Where Angels Fear to Tread by E. M. Forster


I’m hardly an expert when it comes to Forster’s works – I’d only read A Room With a View earlier, but at least I’d read that countless times – and this lack of expertise might be the reason this novel was a big surprise to me.

First of all: I’m always intrigued to see how writers develop, how they enlarge upon their main themes and how they improve their favorite motifs from one book to the next. (This isn’t the main point here, so I’m not going into details now, but my theory is that in fact, everyone has only two or three really interesting things to say in their life – but it can take a good while until someone finds the best possible form, genre or mode of expression for that two or three amazing thoughts. And I like to read the experimental, voice-finding pieces of someone’s life work, too, not only the masterpieces.)

And it was interesting to compare this novel with A Room With a View (I don’t mean any kind of deep and involved parallel reading – I only mean that I’ve read A Room With a View so many times that I almost know it by heart), and to encounter a huge number of motifs and themes Forster must have found so irresistible and enchanting that he quickly put them not just into one novel, but two. Just a couple of examples: the charm and dramatic and dramatizing power of Italy; the view (yes!) you can enjoy from the balconies of Italian houses and from the walls of Italian towns, the view that’s more than enough to completely change someone’s direction in life; the purple flowers blooming all over the Italian hillsides every spring; little babies (real or otherwise); and so on. And further, it’s interesting how the same motifs can have such a different effect in different novels.

The reason this novel surprised me is because I had no idea Forster’s writing could be so dark. (I had no idea that A Room With a View is supposed to be his lightest novel, and all the others are way darker.)

And I didn’t suspect anything at first – this novel, too, starts out lightly enough: with two young English ladies embarking on the Big Italian Adventure, which around 1900 wasn’t supposed to involve getting romantically entangled with attractive Mediterranean demigods – but as it is, exactly this happens here, while all the relatives and neighbors back in England watch with horror as the events unfold, and then decide to send a rescue team to save the hapless ladies from the misfortune – a misfortune they got into out of their own free will. (Of course, Italy is attractive only as long as the English tourist can observe and admire it from behind the safe wall of the Baedeker.
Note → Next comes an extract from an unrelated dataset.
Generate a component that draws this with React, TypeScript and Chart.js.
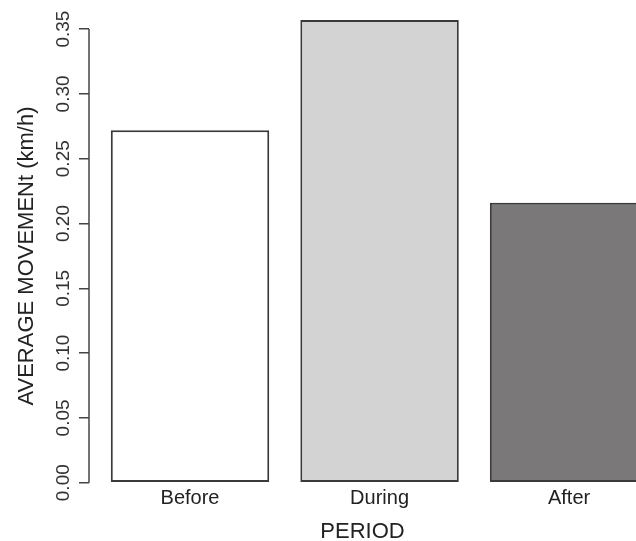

The approved plans of „learning” Italy never involve any real, non-touristy interactions with the locals, and if any such interaction occurs, Italy immediately becomes a barbaric country whose inhabitants all harbor evil plots to rid the innocent English ladies and gentlemen of their money and good morals.)

Anyway, up until this point, the novel is lighthearted and funny enough – then the mood turns gradually darker, and I don’t even realize how we suddenly get to topics such as gender equality; the cultural differences between countries, and how these differences might be insurmountable; and the possibly mortally dangerous English stiffness, cold blood, and hysterical regularity. To illustrate these points, Forster makes rather brutal things happen to his characters, and he doesn’t stop at being just nicely ironic and gently sarcastic. (He does these, too, of course – and with such wit and charm that he immediately climbs right next to Jane Austen on my fictitious list of top English authors who can make the most devastating remarks while maintaining a perfectly innocent face.)

I don’t mind, by the way, that this novel is pretty sombre. What I do mind a bit is that Forster doesn’t always seem to be in control, and it feels as if he wasn’t exactly sure what he wanted with his characters and what road he wanted them to take. (Additionally, it seems he wasn’t sure what the characters want from each other, either.) But perhaps this is again the effect of Italy – that someone who used to be a moderately boring, moderately annoying, not particularly attractive neighbor in the good-natured world of rural England magically becomes a goddess in Italy. It’s possible, I guess – it’s only that Forster doesn’t manage to convince me how these things occur.

(If I ever found myself in Monteriano, though, I’d make sure to look for the places mentioned in the novel because even if Forster seems somewhat uncertain about his characters, he is absolutely sure about the magic of Monteriano. It’s a pity that Monteriano probably doesn’t exist.)